〜車輪が軋むように君が泣く〜 『希望と絶望 その涙を誰も知らない』 短評
今作『希望と絶望』は他の坂道グループ並びにAKBグループのドキュメンタリー映画群と比較して、大したギミックが隠されているわけでもなければ特別な技巧が冴えているわけでもない、どこまでも真正面から馬鹿正直にアイドルが生きている光景を切り取った映像作品である。それが悪手と言い切りたくないが、彼女たちに直撃する問題を表層的に掻い摘んでいくだけの視点は、はっきり言ってファンによる事前の観測範囲と大差無い。ならばわざわざドキュメンタリーを、というより"映画"を撮る必要はないだろう。我々が既に目撃している姿の裏にはどのような光景が広がっているのか、そしてその光景に潜む本質的な問題とはなにか?ドキュメンタリー映画にはこれを提示する義務がある。所詮ファンムービーに過ぎないという事実に甘んじていては本当の映画は撮れないし、本当の事実には誰も気づかないまま最悪な事態へと展開した時にはもう手遅れ。確かに、けやき坂46(以下"けやき坂"表記)→日向坂46(以下"日向坂"表記)という成功の物語には、触れるもの全てを虜にさせる力が宿っているのかもしれない。確かに、我々ファンが心酔しているのは彼女たちの青春賦である。アイドル・エンターテイメントというものは、今日のアイドルが抱える構造的な問題を瑞々しい群青劇で覆い隠すことによって成立している。ドキュメンタリー映画の中においてまるでアイドルが立ちはだかる壁を乗り越えたかのように見せているが、その壁は群青劇を描く上であらかじめ用意されたセットであってほんとうの壁ではない(あるいは本来必要のない壁。炎天下でのライブや猛スケジュールによるメンバーの疲労とか...)。そもそも、ほんとうの壁は打ち砕けないようにできている。アイドル・エンターテイメントにおいてアイドルを疲弊させる諸問題の根源はファンと運営の共謀によって生まれる。すなわちアイドルを応援すること、"推す"ということ自体が抱える功罪である。だから露骨にファンを否定する映画を撮ることはできないし、その結果として映画を通してファンに対する啓発が生まれることは滅多に無い。つまり、アイドルというシステムが抱える問題の本質に踏み込むことができない以上、そこから逃げるように映画を編むことが求められる。観客を欺くためのギミックを凝らすこと。そうやって制作されたのが乃木坂46(以下"乃木坂"表記)のドキュメンタリー映画2作(『悲しみの忘れ方(2015年公開)』と『いつのまにか、ここにいる(2019年公開)』)であり、この2作は少女たちの群青劇を描くのと同時に、前者ならば母親目線のナレーションを用いた"親子の物語"としてアイドルの境遇を切り取っていく筆致によって、後者ならば乃木坂を知らなかった監督が乃木坂に触れて、彼女たちひとりひとりと出会っていく"ロマンス映画"的な筆致によって、ドキュメンタリー映画が提示しなければいけない義務からの"逃げ"を見せる。これによって一応は"映画"として成立する。現実に降りかかる問題を直視できないならば、せめてファンタジー映画に逃げる方が得策であるはずだ。

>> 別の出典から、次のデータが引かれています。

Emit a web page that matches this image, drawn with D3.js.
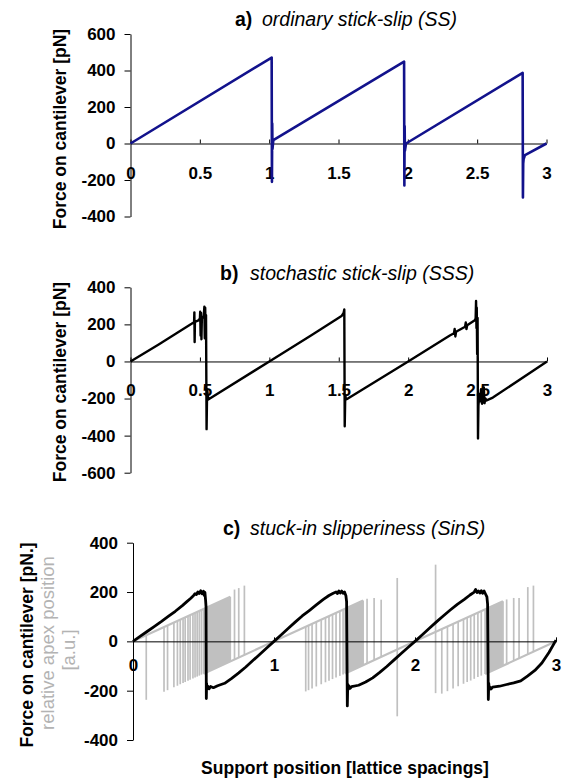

今作の冒頭と結末、キャプテン・佐々木久美はこの日向坂の2年間が物語として消費されることに対して躊躇いを見せる。メンバーの苦悩や苦痛が都合良く編集され、冒険活劇として綴じられることへの緩やかな抵抗である。であるならば監督は、この映画は、そのステートメントを受け取るか、或いはキッパリと無視する必要があったはずだ。皆が喜んで消費する日向坂という物語にはちゃんと書き手のようなものが存在していること、そしてその書き手の正体を暴くこと。ここにドキュメンタリー映画としての理想的な決着がある。そうでなければ彼女の訴えは解決しない。しかしそれが無理だからこそ、前述したような細工を凝らして"逃げ"る必要がある。この映画の中で佐々木久美が吐露した本心(のようなもの)が観客への意思提示として全く機能していなかった。余程感度の鋭いファンでない限り(もはやそれは純粋な"おひさま"と呼べるのか分からないが)この言葉によって動かされることはないだろう。結局はこの映画が基本的に"物語を描くこと"だけを頼りの綱にして、彼女たちの群青劇を描くことに終始してしまった。メンバーの涙や怪我は情動喚起としてのみ利用される。きっとこれからも彼女たちの努力や葛藤は変わらず"物語"として編まれ続けるであろう。その行為によって生まれる疲弊もまた、物語の中に回収されていく。この事実に気づかず心酔し続けるか、あるいはどこかではっと気づくか。わたしたちはいつだって分かれ道に立たされている。